REQUIRED TASK:
Extract the whole listing as it stands. Do not include the pictures.
Start of RAW DATA
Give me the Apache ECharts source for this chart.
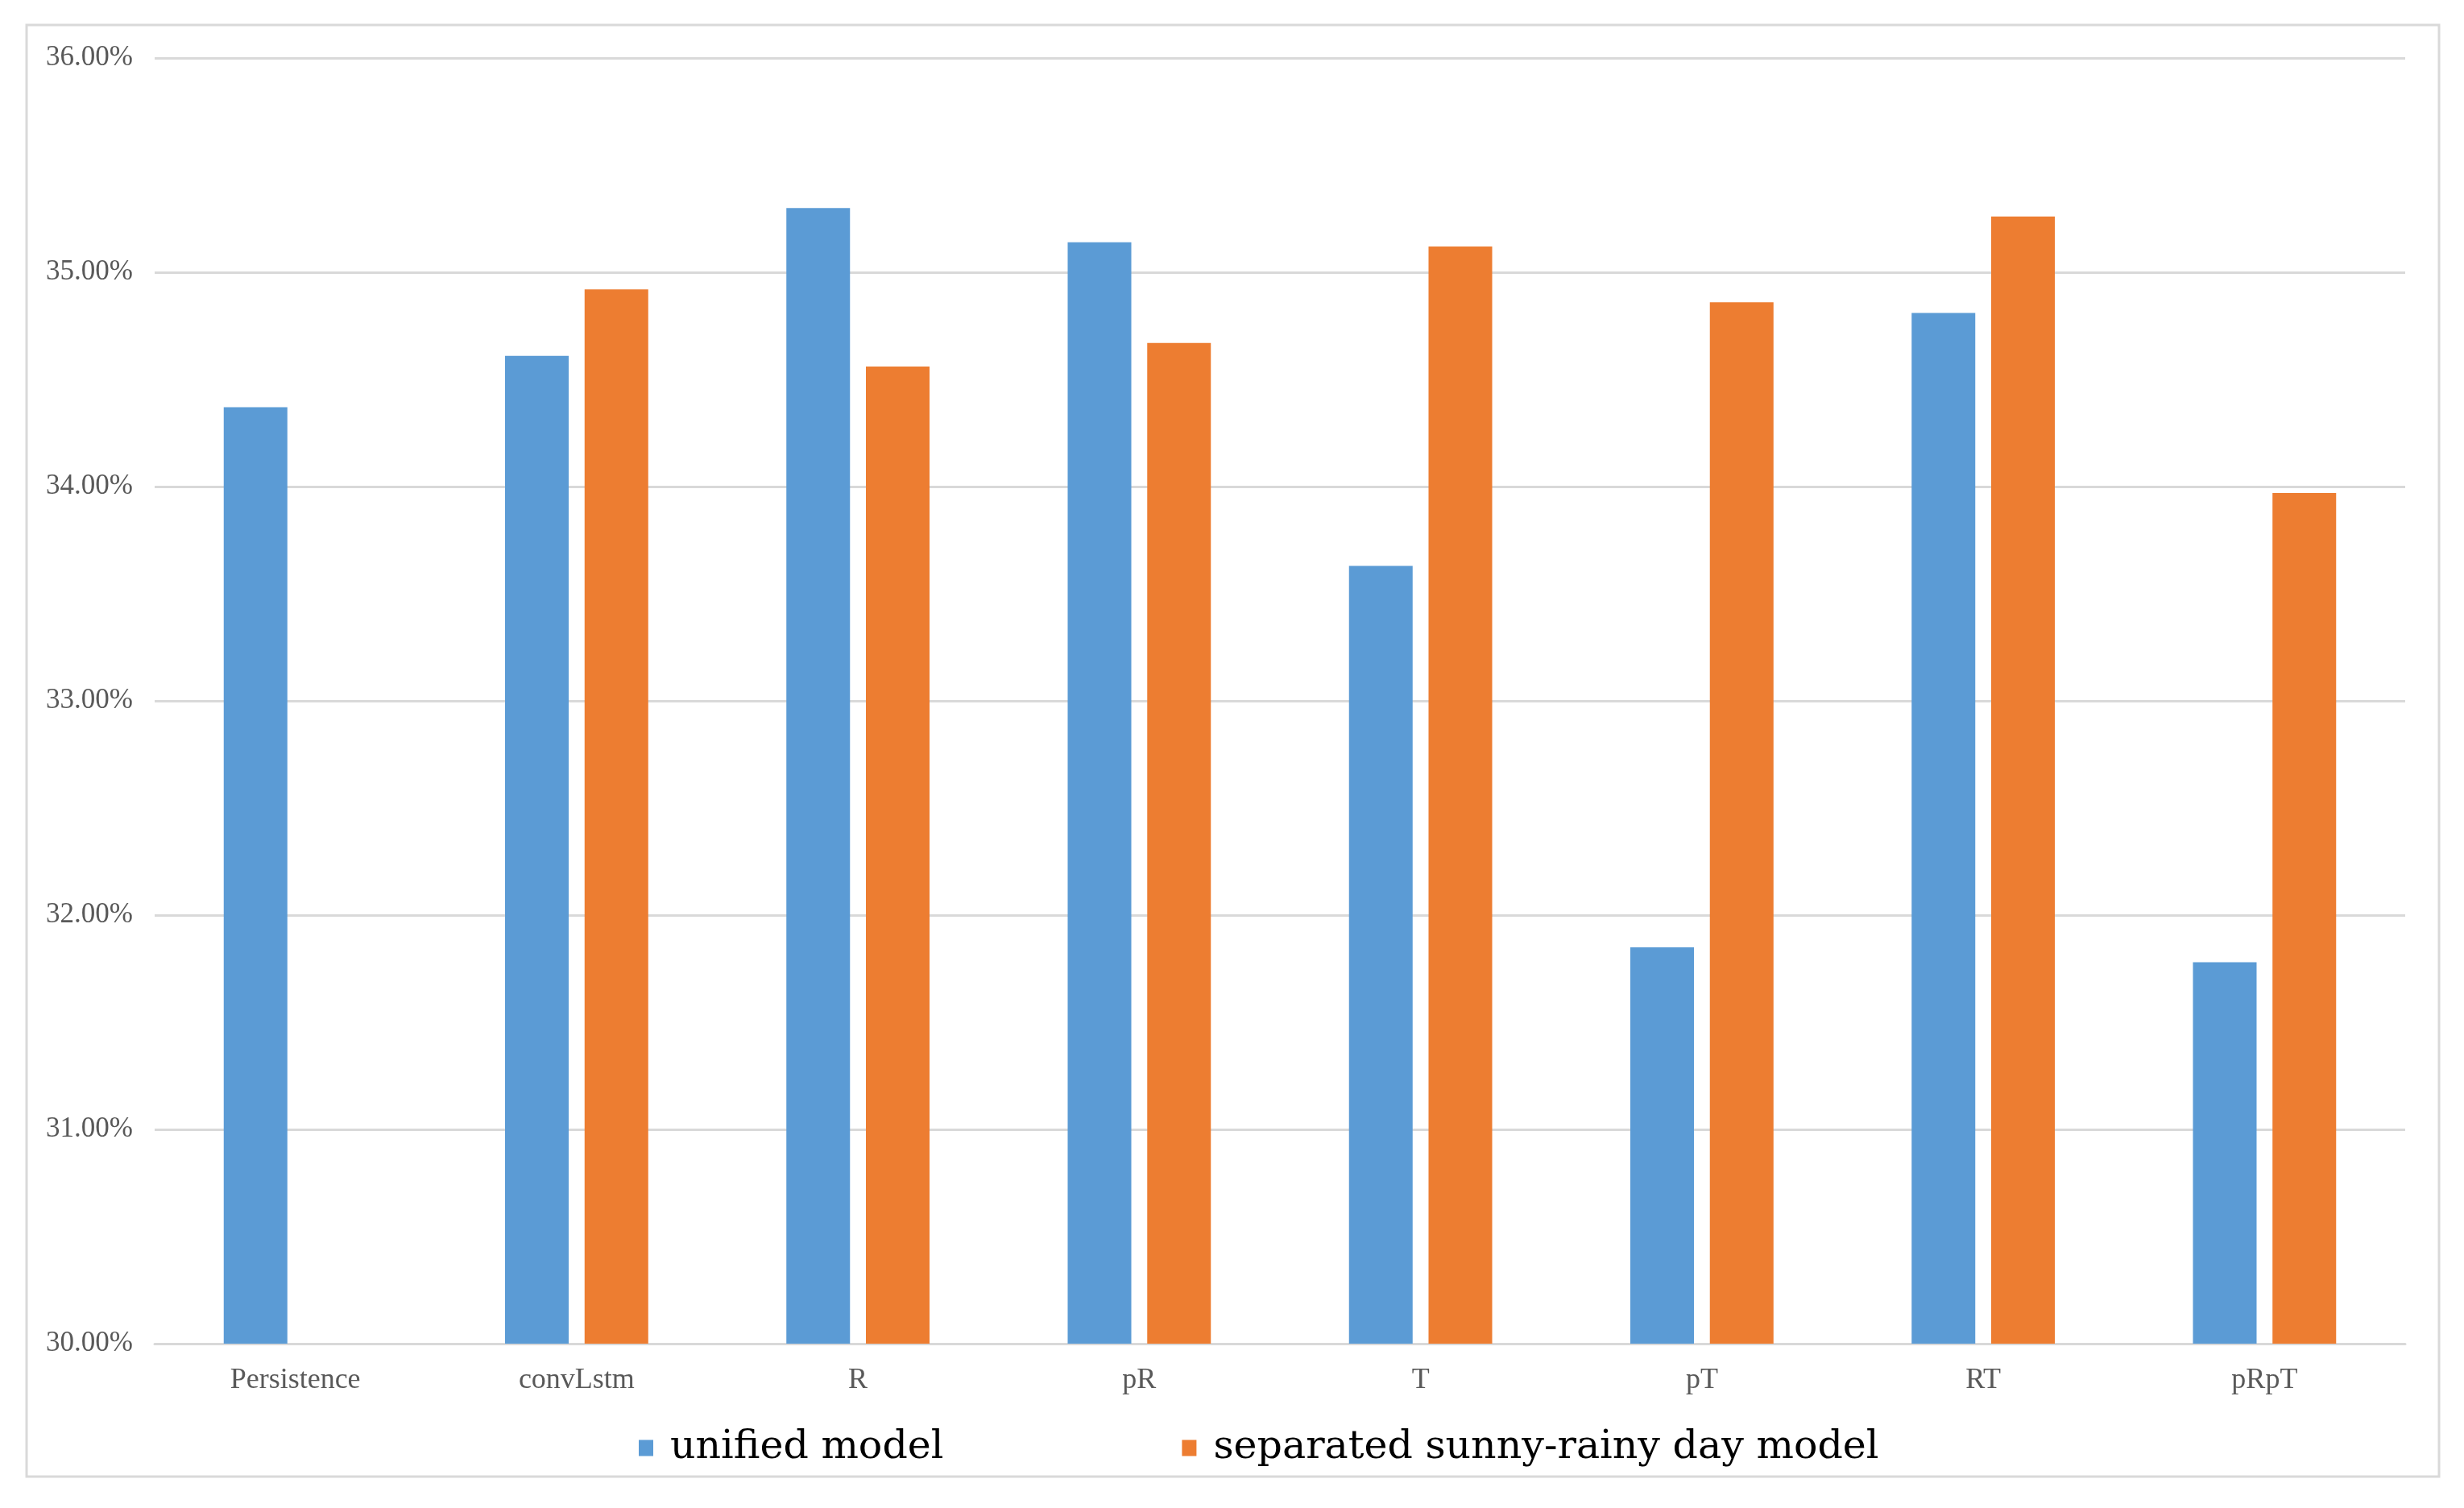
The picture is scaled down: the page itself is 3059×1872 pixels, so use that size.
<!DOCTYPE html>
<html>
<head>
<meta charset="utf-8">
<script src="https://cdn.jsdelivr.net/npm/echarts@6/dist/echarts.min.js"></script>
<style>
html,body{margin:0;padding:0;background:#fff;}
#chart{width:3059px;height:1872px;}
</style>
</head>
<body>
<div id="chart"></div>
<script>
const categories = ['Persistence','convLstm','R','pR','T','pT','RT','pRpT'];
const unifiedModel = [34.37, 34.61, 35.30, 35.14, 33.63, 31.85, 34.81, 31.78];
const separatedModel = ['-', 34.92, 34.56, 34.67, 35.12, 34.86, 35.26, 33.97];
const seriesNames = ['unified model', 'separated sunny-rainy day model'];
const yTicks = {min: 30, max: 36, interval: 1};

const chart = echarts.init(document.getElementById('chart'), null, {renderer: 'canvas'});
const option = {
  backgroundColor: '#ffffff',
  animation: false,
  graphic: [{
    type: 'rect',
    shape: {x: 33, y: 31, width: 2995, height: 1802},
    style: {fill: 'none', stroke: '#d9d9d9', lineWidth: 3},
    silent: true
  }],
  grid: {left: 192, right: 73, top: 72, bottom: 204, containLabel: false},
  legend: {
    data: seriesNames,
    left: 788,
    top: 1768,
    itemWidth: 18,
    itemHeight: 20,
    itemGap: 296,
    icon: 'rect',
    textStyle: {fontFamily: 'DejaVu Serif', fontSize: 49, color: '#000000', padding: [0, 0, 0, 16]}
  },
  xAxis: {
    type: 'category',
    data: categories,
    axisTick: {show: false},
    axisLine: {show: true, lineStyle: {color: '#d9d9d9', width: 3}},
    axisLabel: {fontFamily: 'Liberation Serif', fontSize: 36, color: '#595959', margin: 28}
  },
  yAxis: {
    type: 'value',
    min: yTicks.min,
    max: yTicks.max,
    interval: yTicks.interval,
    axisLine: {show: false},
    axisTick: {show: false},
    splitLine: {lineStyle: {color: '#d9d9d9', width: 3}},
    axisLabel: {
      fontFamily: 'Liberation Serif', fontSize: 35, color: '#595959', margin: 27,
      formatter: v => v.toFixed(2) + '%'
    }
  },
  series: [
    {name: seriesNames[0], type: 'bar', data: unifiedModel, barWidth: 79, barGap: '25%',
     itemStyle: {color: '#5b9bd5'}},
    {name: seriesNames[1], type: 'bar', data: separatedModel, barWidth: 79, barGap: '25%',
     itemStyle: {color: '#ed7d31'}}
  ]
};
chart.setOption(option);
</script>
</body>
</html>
End of RAW DATA
SOLVED EXERCISE:
Give me the Apache ECharts source for this chart.
The picture is scaled down: the page itself is 3059×1872 pixels, so use that size.
<!DOCTYPE html>
<html>
<head>
<meta charset="utf-8">
<script src="https://cdn.jsdelivr.net/npm/echarts@6/dist/echarts.min.js"></script>
<style>
html,body{margin:0;padding:0;background:#fff;}
#chart{width:3059px;height:1872px;}
</style>
</head>
<body>
<div id="chart"></div>
<script>
const categories = ['Persistence','convLstm','R','pR','T','pT','RT','pRpT'];
const unifiedModel = [34.37, 34.61, 35.30, 35.14, 33.63, 31.85, 34.81, 31.78];
const separatedModel = ['-', 34.92, 34.56, 34.67, 35.12, 34.86, 35.26, 33.97];
const seriesNames = ['unified model', 'separated sunny-rainy day model'];
const yTicks = {min: 30, max: 36, interval: 1};

const chart = echarts.init(document.getElementById('chart'), null, {renderer: 'canvas'});
const option = {
  backgroundColor: '#ffffff',
  animation: false,
  graphic: [{
    type: 'rect',
    shape: {x: 33, y: 31, width: 2995, height: 1802},
    style: {fill: 'none', stroke: '#d9d9d9', lineWidth: 3},
    silent: true
  }],
  grid: {left: 192, right: 73, top: 72, bottom: 204, containLabel: false},
  legend: {
    data: seriesNames,
    left: 788,
    top: 1768,
    itemWidth: 18,
    itemHeight: 20,
    itemGap: 296,
    icon: 'rect',
    textStyle: {fontFamily: 'DejaVu Serif', fontSize: 49, color: '#000000', padding: [0, 0, 0, 16]}
  },
  xAxis: {
    type: 'category',
    data: categories,
    axisTick: {show: false},
    axisLine: {show: true, lineStyle: {color: '#d9d9d9', width: 3}},
    axisLabel: {fontFamily: 'Liberation Serif', fontSize: 36, color: '#595959', margin: 28}
  },
  yAxis: {
    type: 'value',
    min: yTicks.min,
    max: yTicks.max,
    interval: yTicks.interval,
    axisLine: {show: false},
    axisTick: {show: false},
    splitLine: {lineStyle: {color: '#d9d9d9', width: 3}},
    axisLabel: {
      fontFamily: 'Liberation Serif', fontSize: 35, color: '#595959', margin: 27,
      formatter: v => v.toFixed(2) + '%'
    }
  },
  series: [
    {name: seriesNames[0], type: 'bar', data: unifiedModel, barWidth: 79, barGap: '25%',
     itemStyle: {color: '#5b9bd5'}},
    {name: seriesNames[1], type: 'bar', data: separatedModel, barWidth: 79, barGap: '25%',
     itemStyle: {color: '#ed7d31'}}
  ]
};
chart.setOption(option);
</script>
</body>
</html>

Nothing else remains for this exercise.